I think it is fair to say that most reasonable people understand these programs do not turn a complete newbie into a professional pianist in only a few hours. I have always and strongly encouraged people to learn and enjoy playing the piano, as that also enables them to appreciate the work of other musicians more deeply and perhaps even collaborate under the right circumstances. However, offering the skill as a professional service for a fee is a different story, and it would be irresponsible for me to encourage that to someone who has only some cursory training.
The same is true of data science (or anything else for that matter). Learning should be encouraged so that one can appreciate it as well as understand its potential more intelligently–needed today simply to stay competitive. However, the line between intelligent appreciation and hard skills is becoming increasingly blurred, with the unsolicited “Learn Data Science in X Days/Weeks” advertisements showing up on my feeds daily. Along with the popularity of analytics democratization, is it becoming another factor that could threaten the integrity and eventual well-being of advanced analytics?
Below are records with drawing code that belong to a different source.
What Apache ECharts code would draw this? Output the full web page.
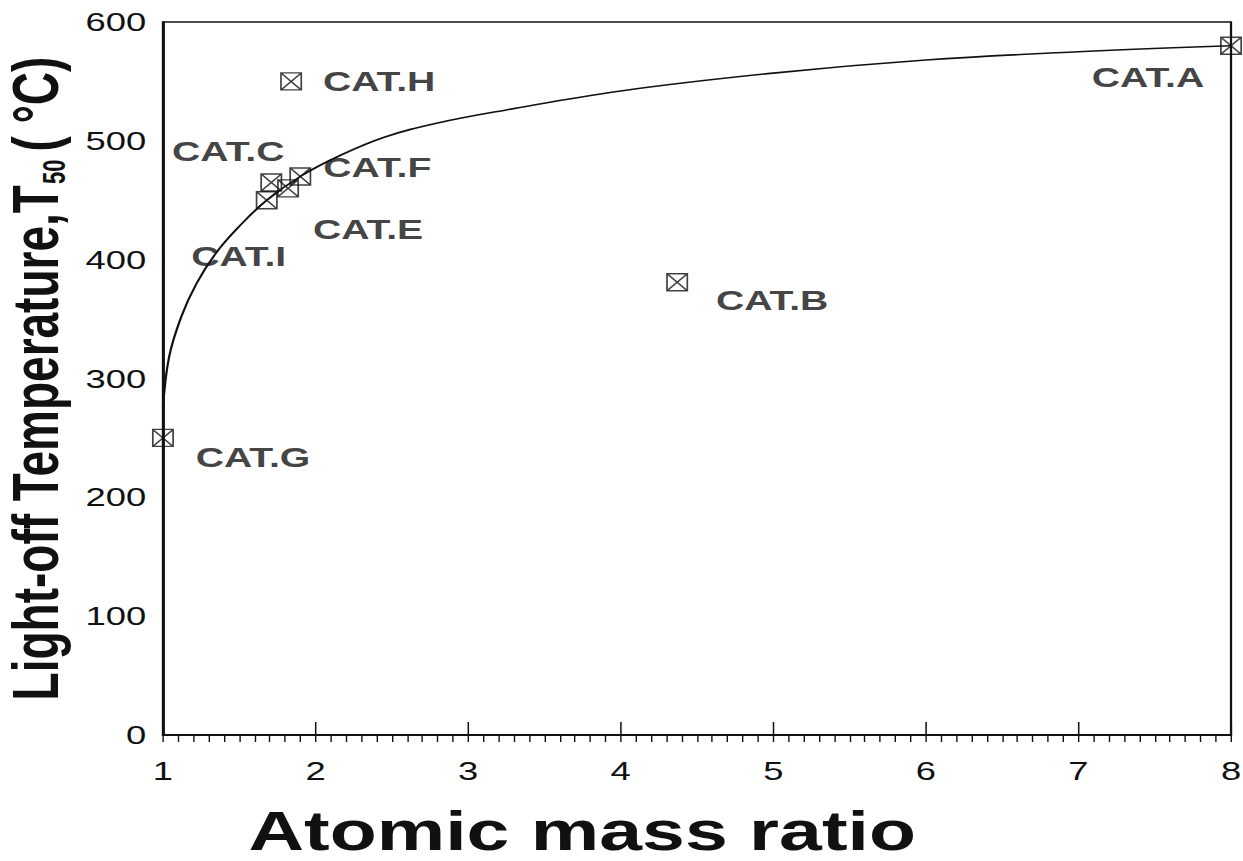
<!DOCTYPE html>
<html>
<head>
<meta charset="utf-8">
<script src="https://cdn.jsdelivr.net/npm/echarts@6/dist/echarts.min.js"></script>
<style>
  html, body { margin: 0; padding: 0; background: #ffffff; overflow: hidden; }
  #wrap { width: 1243px; height: 861px; overflow: hidden; }
  #chart { width: 888px; height: 861px; transform: scaleX(1.4); transform-origin: 0 0; }
</style>
</head>
<body>
<div id="wrap"><div id="chart"></div></div>
<script>
// ---- data ----
const catNames = ['CAT.A', 'CAT.B', 'CAT.C', 'CAT.E', 'CAT.F', 'CAT.G', 'CAT.H', 'CAT.I'];
const catRatio = [8.0, 4.37, 1.71, 1.82, 1.90, 1.0, 1.84, 1.68];
const catT50   = [580, 381, 465, 460, 470, 250, 550, 450];

const curveRatio = [1.0, 1.04, 1.12, 1.22, 1.35, 1.50, 1.68, 1.90, 2.15, 2.45, 2.80, 3.25, 4.0, 5.0, 6.0, 7.0, 8.0];
const curveT50   = [275, 318, 352, 380, 406, 428, 450, 470, 487, 503, 515, 526, 542, 557, 568, 575, 580];

const xTickValues = [1, 2, 3, 4, 5, 6, 7, 8];
const yTickValues = [0, 100, 200, 300, 400, 500, 600];

const xTitle = 'Atomic mass ratio';
const yTitleMain = 'Light-off Temperature,T';
const yTitleSub = '50';
const yTitleEnd = '( °C)';

// ---- layout (horizontal stretch of the picture) ----
const S = 1.4;
// label offsets in screen pixels [dx, dy], per category name
const labelOffsets = {
  'CAT.A': [-83, 31], 'CAT.B': [95, 18], 'CAT.C': [-43, -31], 'CAT.E': [80, 41],
  'CAT.F': [77, -9], 'CAT.G': [90, 19], 'CAT.H': [88, 0], 'CAT.I': [-28, 56]
};

const FONT = '"Liberation Sans", Arial, Helvetica, sans-serif';
const INK = '#111111';

const scatterData = catNames.map((n, i) => ({
  name: n,
  value: [catRatio[i], catT50[i]],
  label: { offset: [labelOffsets[n][0] / S, labelOffsets[n][1]] }
}));
const curveData = curveRatio.map((x, i) => [x, curveT50[i]]);

const chart = echarts.init(document.getElementById('chart'), null, { renderer: 'svg' });
chart.setOption({
  backgroundColor: '#ffffff',
  animation: false,
  grid: {
    left: 116.4, right: 8.7, top: 22, bottom: 126,
    containLabel: false, outerBoundsMode: 'none',
    show: true, borderColor: INK, borderWidth: 1.6, backgroundColor: 'transparent'
  },
  xAxis: [{
    type: 'value', min: 1, max: 8, interval: 1,
    axisLine: { show: true, onZero: false, lineStyle: { color: INK, width: 1.8 } },
    axisTick: { show: true, inside: true, length: 13, lineStyle: { color: INK, width: 1.1 }, customValues: xTickValues },
    axisLabel: { show: true, margin: 23, fontSize: 26, color: INK, fontFamily: FONT, customValues: xTickValues },
    splitLine: { show: false },
    name: xTitle, nameLocation: 'middle', nameGap: 68,
    nameTextStyle: { fontSize: 55, fontWeight: 'bold', color: INK, fontFamily: FONT, padding: [0, 164, 0, 0] }
  }, {
    type: 'value', min: 1, max: 8, interval: 0.1, position: 'bottom',
    axisLine: { show: false, onZero: false },
    axisTick: { show: true, inside: false, length: 7, lineStyle: { color: INK, width: 1 } },
    axisLabel: { show: false },
    splitLine: { show: false }
  }],
  yAxis: {
    type: 'value', min: 0, max: 600, interval: 100,
    axisLine: { show: true, onZero: false, lineStyle: { color: INK, width: 1.6 } },
    axisTick: { show: false },
    axisLabel: { show: true, margin: 12, fontSize: 26, color: INK, fontFamily: FONT, customValues: yTickValues },
    splitLine: { show: false },
    name: '{m|' + yTitleMain + '}{s|' + yTitleSub + '}{m|' + yTitleEnd + '}',
    nameLocation: 'middle', nameRotate: 90, nameGap: 58,
    nameTextStyle: {
      rich: {
        m: { fontSize: 46, fontWeight: 'bold', color: INK, fontFamily: FONT, lineHeight: 50 },
        s: { fontSize: 22, fontWeight: 'bold', color: INK, fontFamily: FONT, lineHeight: 50, verticalAlign: 'bottom', padding: [0, 8, 0, 1] }
      }
    }
  },
  series: [{
    type: 'line',
    xAxisIndex: 0,
    data: curveData,
    smooth: 0.4,
    showSymbol: false,
    lineStyle: { color: INK, width: 1.6 },
    z: 2,
    silent: true
  }, {
    type: 'scatter',
    xAxisIndex: 0,
    data: scatterData,
    symbol: 'path://M0 0H10V10H0Z M0 0L10 10 M10 0L0 10',
    symbolSize: [14.5, 17],
    itemStyle: { color: 'rgba(255,255,255,0)', borderColor: INK, borderWidth: 1.3 },
    label: {
      show: true, position: 'inside', formatter: '{b}',
      fontSize: 28, fontWeight: 'bold', color: INK, fontFamily: FONT
    },
    z: 3
  }]
});
</script>
</body>
</html>
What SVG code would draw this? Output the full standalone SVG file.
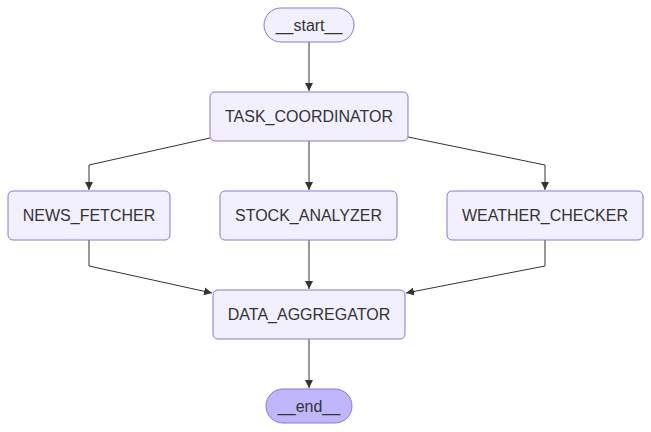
<svg xmlns="http://www.w3.org/2000/svg" width="651" height="432" viewBox="0 0 651 432">
<style>
.node rect{fill:#f2f0ff;stroke:#9370db;stroke-width:1}
.node.term rect{fill:#bfb6fc}
.node.first rect{fill:#f2f0ff}
text{font-family:"Liberation Sans",Arial,sans-serif;font-size:16px;fill:#333;text-anchor:middle;dominant-baseline:central}
.edges path{fill:none;stroke:#333;stroke-width:1}
</style>
<defs>
<marker id="arr" viewBox="0 0 10 10" refX="10" refY="5" markerWidth="8" markerHeight="8" markerUnits="userSpaceOnUse" orient="auto">
<path d="M0,0L10,5L0,10z" fill="#333"/>
</marker>
</defs>
<rect width="651" height="432" fill="#fff"/>
<g class="edges">
<path d="M309,42V91" marker-end="url(#arr)"/>
<path d="M210,138L89,165V190" marker-end="url(#arr)"/>
<path d="M309,141V190" marker-end="url(#arr)"/>
<path d="M408,137L545,165V190" marker-end="url(#arr)"/>
<path d="M89,240V266L212,293" marker-end="url(#arr)"/>
<path d="M309,240V289" marker-end="url(#arr)"/>
<path d="M545,240V266L406,293" marker-end="url(#arr)"/>
<path d="M309,339V388" marker-end="url(#arr)"/>
</g>
<g id="start" class="node first"><rect x="264" y="8" width="90" height="34" rx="17"/><text x="309" y="25">__start__</text></g>
<g id="TASK_COORDINATOR" class="node"><rect x="210" y="92" width="198" height="49" rx="5"/><text x="309" y="116.5">TASK_COORDINATOR</text></g>
<g id="NEWS_FETCHER" class="node"><rect x="8" y="191" width="162" height="49" rx="5"/><text x="89" y="215.5">NEWS_FETCHER</text></g>
<g id="STOCK_ANALYZER" class="node"><rect x="220" y="191" width="177" height="49" rx="5"/><text x="308.5" y="215.5">STOCK_ANALYZER</text></g>
<g id="WEATHER_CHECKER" class="node"><rect x="447" y="191" width="196" height="49" rx="5"/><text x="545" y="215.5">WEATHER_CHECKER</text></g>
<g id="DATA_AGGREGATOR" class="node"><rect x="213" y="290" width="192" height="49" rx="5"/><text x="309" y="314.5">DATA_AGGREGATOR</text></g>
<g id="end" class="node term"><rect x="266" y="389" width="86" height="34" rx="17"/><text x="309" y="406">__end__</text></g>
</svg>
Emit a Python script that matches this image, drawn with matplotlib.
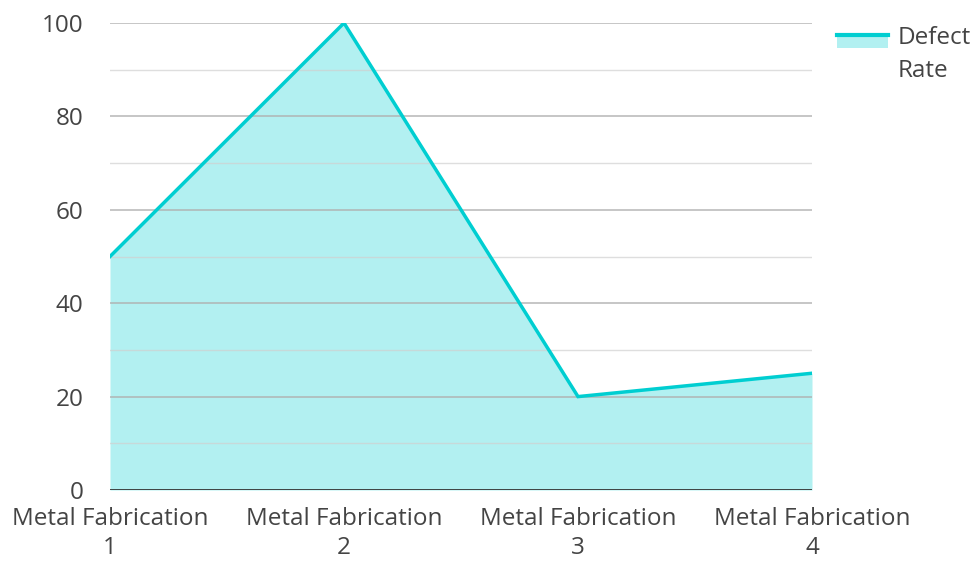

It is curious there seems to be anywhere from a tacit acceptance to enthusiastic encouragement for this in data science. To be fair, I do not believe that these short programs are put together under the presumption that they make a complete novice into a fully competent data scientist. That said, the expectations are usually not clearly articulated, and I am rather annoyed by what is essentially a marketing tactic that takes advantage of the hype. It plays very well into the rapid-results culture that often encourages shortcuts.
I recognize that not everyone in these programs is starting from scratch, and those with more adjacent background with just a few missing skills have a much better time transitioning into this much coveted discipline. There are other factors, obviously. We can also question what one means by a “data scientist” (let’s not get it started here), but it suffices to say that what a business needs from a “data scientist” runs a wide gamut, not all of which are about learning specific algorithms or programming language. However, I expect any “data scientist” to have the following hard competencies at the minimum:
- Solid understanding of probability concepts, on which any analysis design is heavily dependent regardless of the methodology (statistical or otherwise) ultimately employed.
- Solid ability to code, whatever the language. A data scientist must be comfortable getting around very messy raw data, big or small–it is the science of data, after all. The specific language is secondary, as long as its strengths and weaknesses are understood. What is more important is one’s ability to logic his or her way through a messy pile of data while programming efficiently and in a well-structured manner; one can always learn another language. (A recent comment hinted data scientists had to program in Python. Nonsense. I once coded something entirely in Base SAS just to prove a point and, of course, because I could.)
I purposely left out analysis techniques from the criteria. This is where short courses are perfectly suited–you can always learn techniques. But you need the above two first and foremost, and their development is not measured in weeks.
Can you learn data science in a flash? Like you can learn to play the piano in a flash.